Lasry ist weiterhin vom Bitcoin überzeugt und hat ca. 1% seines Privatvermögens in die Kryptowährung investiert.
Zitate
– "Früher oder später setzt sich die Logik durch."
– "Einen Boden kann man nicht timen. Aber man kann einen Zyklus für fünf Jahre vorausahnen. Und die Menschen werden fragen, warum sie nicht gekauft haben."
– "Was Buffett und andere so erfolgreich gemacht hat, ist die Fähigkeit, Dinge in den erhältlichen Daten zu sehen, die andere nicht sehen."
– "Ich will nicht hören, wie großartig eine potentielle Investition sein könnte – ich möchte hören, wie sie uns schaden kann."
– "Erst wenn wir einmal wissen, dass unser Risiko begrenzt ist, beschäftigen wir uns mit dem Potenzial eines Unternehmens."
– "Ein gehebeltes Portfolio zwingt dich dazu, irrational zu handeln, wenn der Markt irrational handelt, anstatt rational zu handeln, wenn der Markt irrational ist."
– "Alle sehen die gleiche Situation, aber nur wenige investieren und noch weniger schneiden dabei gut ab."

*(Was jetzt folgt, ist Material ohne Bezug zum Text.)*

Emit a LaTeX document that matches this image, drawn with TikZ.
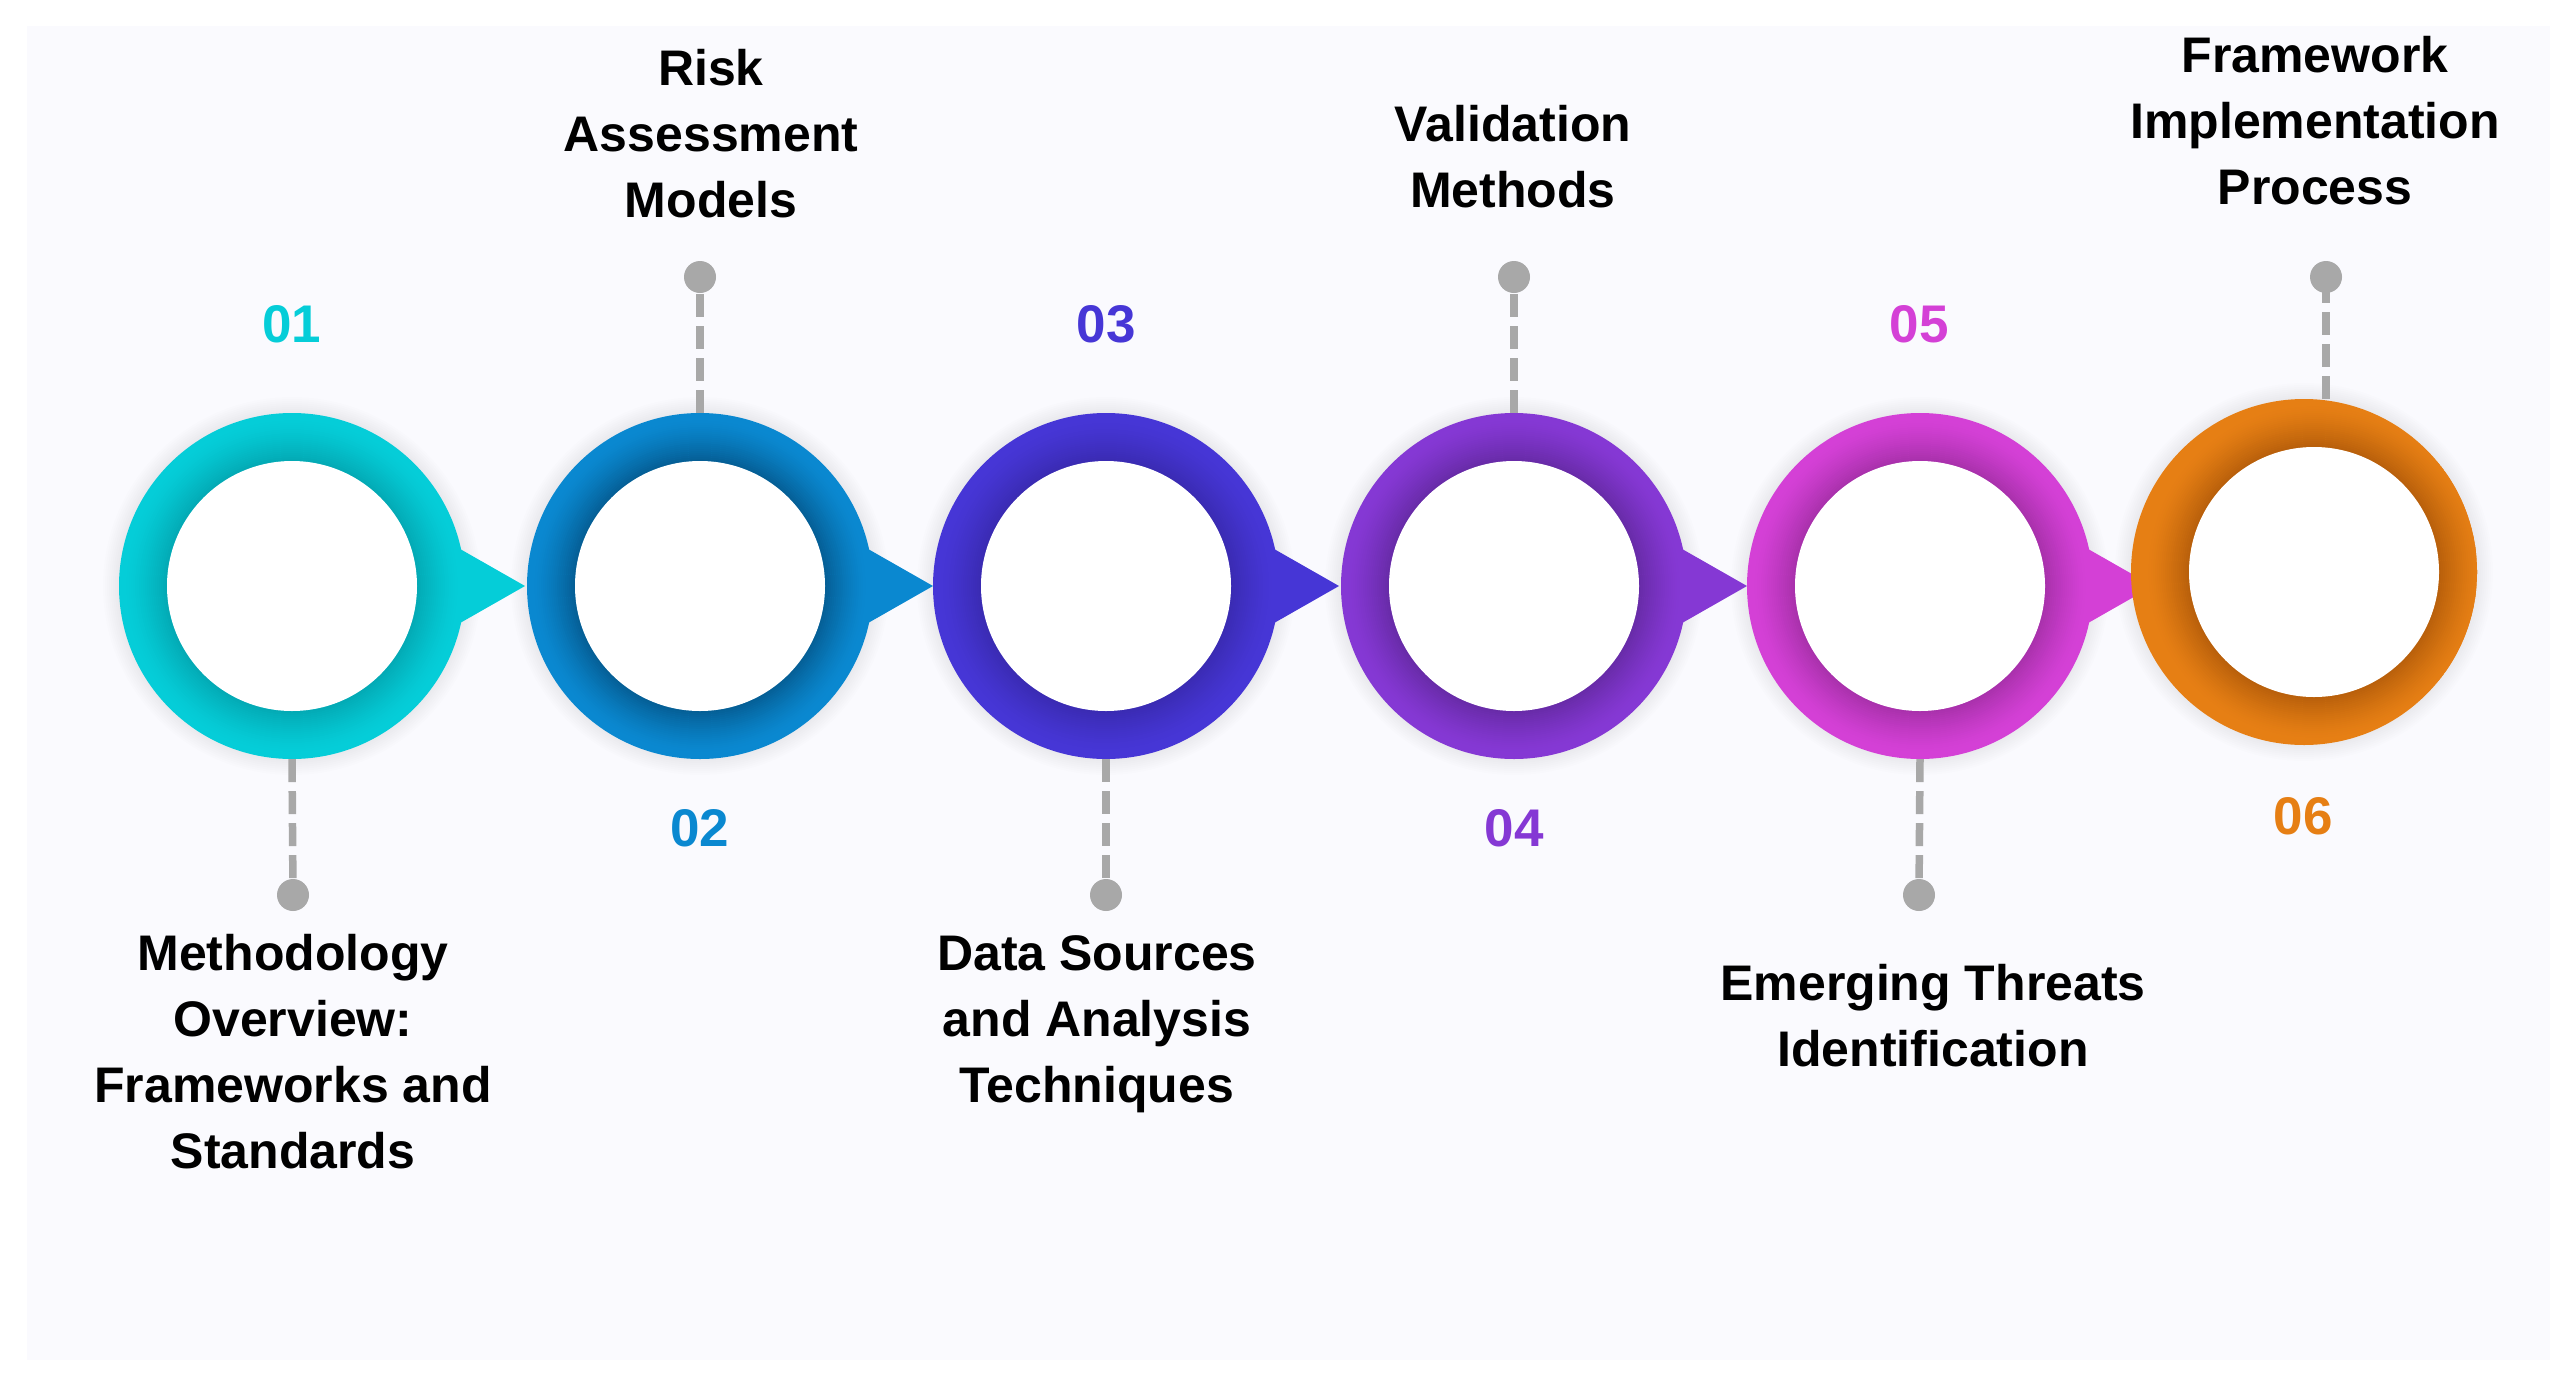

– "Es gibt viel weniger Jungs in unserer Sphäre als im Equity-Bereich."
– "Der Hauptgewinn für Distressed Investoren ist, wenn man eine Anleihe für 30, 40 oder 50 Cents auf den Dollar kauft und sein Investment vom Buchwert abgedeckt wird."
– "Weil wir als Immigranten herkamen, wurden wir Demokraten. So wurde ich erzogen."
– "Ich bin phänomenal erfolgreich, und das kann ich nur in diesem Land sein."
– "Früher oder später wird uns die Realität einholen. Der Zyklus wird sich umkehren und wir werden bereit sein."
– "Die meisten Investoren fokussieren sich darauf, was sie gewinnen können. Wir fokussieren uns darauf, was wir verlieren können."
– "Ich habe eine Rendite generiert, die mit Aktieninvestments mithalten kann und dabei wesentlich weniger Risiko in Kauf genommen. Das ist unser täglich Brot."
– "Wenn du jemanden triffst, der dir um Klassen überlegen ist, dann ist das der richtige Ort zum Arbeiten."
– "Die Person, die am besten vorbereitet ist, die am meisten gearbeitet hat, hat einen enormen Vorteil. Die meisten Menschen sind nämlich faul."